§ Exercise objective
Print exactly the lines from the first one down to the line containing "import pandas as pd", both ends included, with no pictures and nothing else.

§ Data shown

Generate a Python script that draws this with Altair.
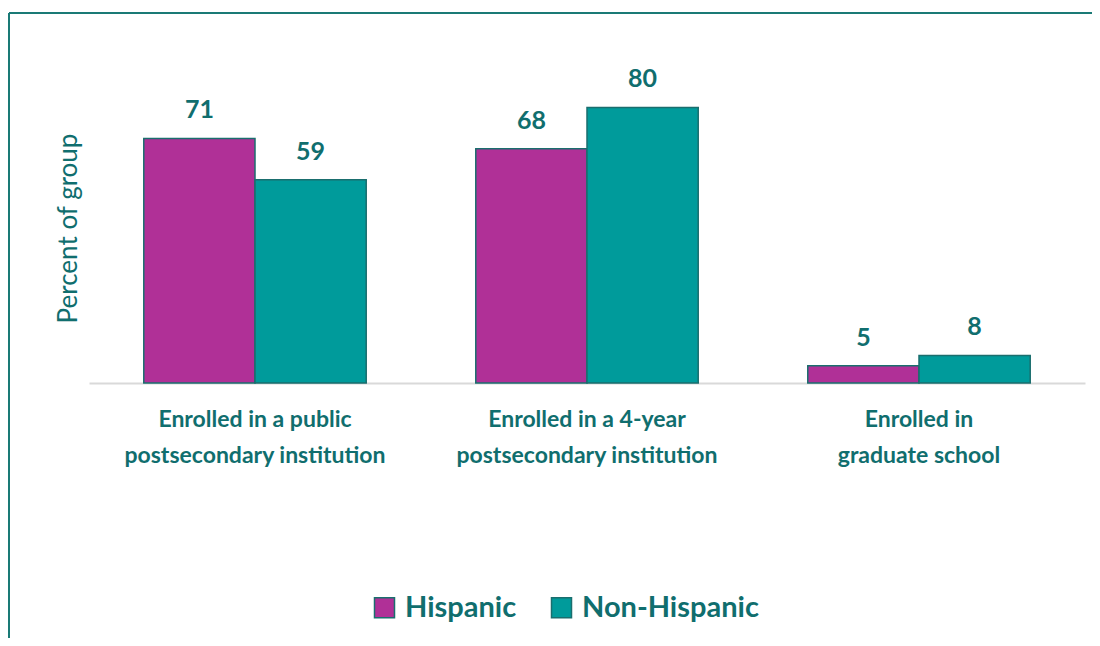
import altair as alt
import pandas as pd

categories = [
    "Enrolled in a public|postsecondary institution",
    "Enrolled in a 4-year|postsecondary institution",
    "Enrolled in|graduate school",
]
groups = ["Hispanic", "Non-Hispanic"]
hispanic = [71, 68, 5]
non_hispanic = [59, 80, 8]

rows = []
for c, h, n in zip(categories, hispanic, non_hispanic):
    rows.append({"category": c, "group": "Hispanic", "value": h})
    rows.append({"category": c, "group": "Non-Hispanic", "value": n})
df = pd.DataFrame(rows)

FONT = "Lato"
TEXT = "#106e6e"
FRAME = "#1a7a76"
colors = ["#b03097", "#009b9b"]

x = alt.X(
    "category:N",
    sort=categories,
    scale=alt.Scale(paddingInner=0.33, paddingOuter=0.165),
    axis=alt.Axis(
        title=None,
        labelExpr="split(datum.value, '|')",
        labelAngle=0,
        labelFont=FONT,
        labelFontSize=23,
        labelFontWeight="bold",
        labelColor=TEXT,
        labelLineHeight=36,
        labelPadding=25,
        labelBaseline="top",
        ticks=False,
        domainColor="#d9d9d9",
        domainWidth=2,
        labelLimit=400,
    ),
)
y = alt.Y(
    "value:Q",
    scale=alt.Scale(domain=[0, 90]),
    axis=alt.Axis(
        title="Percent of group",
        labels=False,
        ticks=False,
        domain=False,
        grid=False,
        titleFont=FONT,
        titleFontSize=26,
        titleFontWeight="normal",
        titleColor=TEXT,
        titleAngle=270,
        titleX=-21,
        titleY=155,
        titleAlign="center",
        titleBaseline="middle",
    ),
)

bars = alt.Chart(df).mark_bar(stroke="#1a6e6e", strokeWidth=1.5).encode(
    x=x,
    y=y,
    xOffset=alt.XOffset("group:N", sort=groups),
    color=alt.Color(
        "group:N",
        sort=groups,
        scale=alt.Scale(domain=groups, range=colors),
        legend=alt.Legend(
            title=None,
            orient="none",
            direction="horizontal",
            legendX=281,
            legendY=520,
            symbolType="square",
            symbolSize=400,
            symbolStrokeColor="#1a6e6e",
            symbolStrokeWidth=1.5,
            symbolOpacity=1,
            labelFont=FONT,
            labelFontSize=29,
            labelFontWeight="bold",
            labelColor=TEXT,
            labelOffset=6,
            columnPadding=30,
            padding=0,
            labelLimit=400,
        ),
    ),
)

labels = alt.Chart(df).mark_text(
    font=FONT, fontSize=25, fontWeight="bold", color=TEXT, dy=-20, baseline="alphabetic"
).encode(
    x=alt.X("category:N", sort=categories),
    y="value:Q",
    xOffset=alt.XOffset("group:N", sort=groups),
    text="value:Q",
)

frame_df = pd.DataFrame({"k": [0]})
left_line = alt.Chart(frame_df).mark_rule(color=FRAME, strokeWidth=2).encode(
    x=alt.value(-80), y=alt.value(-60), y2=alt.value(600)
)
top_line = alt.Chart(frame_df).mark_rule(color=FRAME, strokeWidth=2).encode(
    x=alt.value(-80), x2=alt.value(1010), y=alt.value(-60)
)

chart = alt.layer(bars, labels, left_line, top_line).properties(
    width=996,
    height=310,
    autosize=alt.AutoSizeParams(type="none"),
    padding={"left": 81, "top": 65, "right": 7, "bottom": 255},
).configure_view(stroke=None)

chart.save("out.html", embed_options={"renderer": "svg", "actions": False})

§ Worked answer
Generate a Python script that draws this with Altair.
import altair as alt
import pandas as pd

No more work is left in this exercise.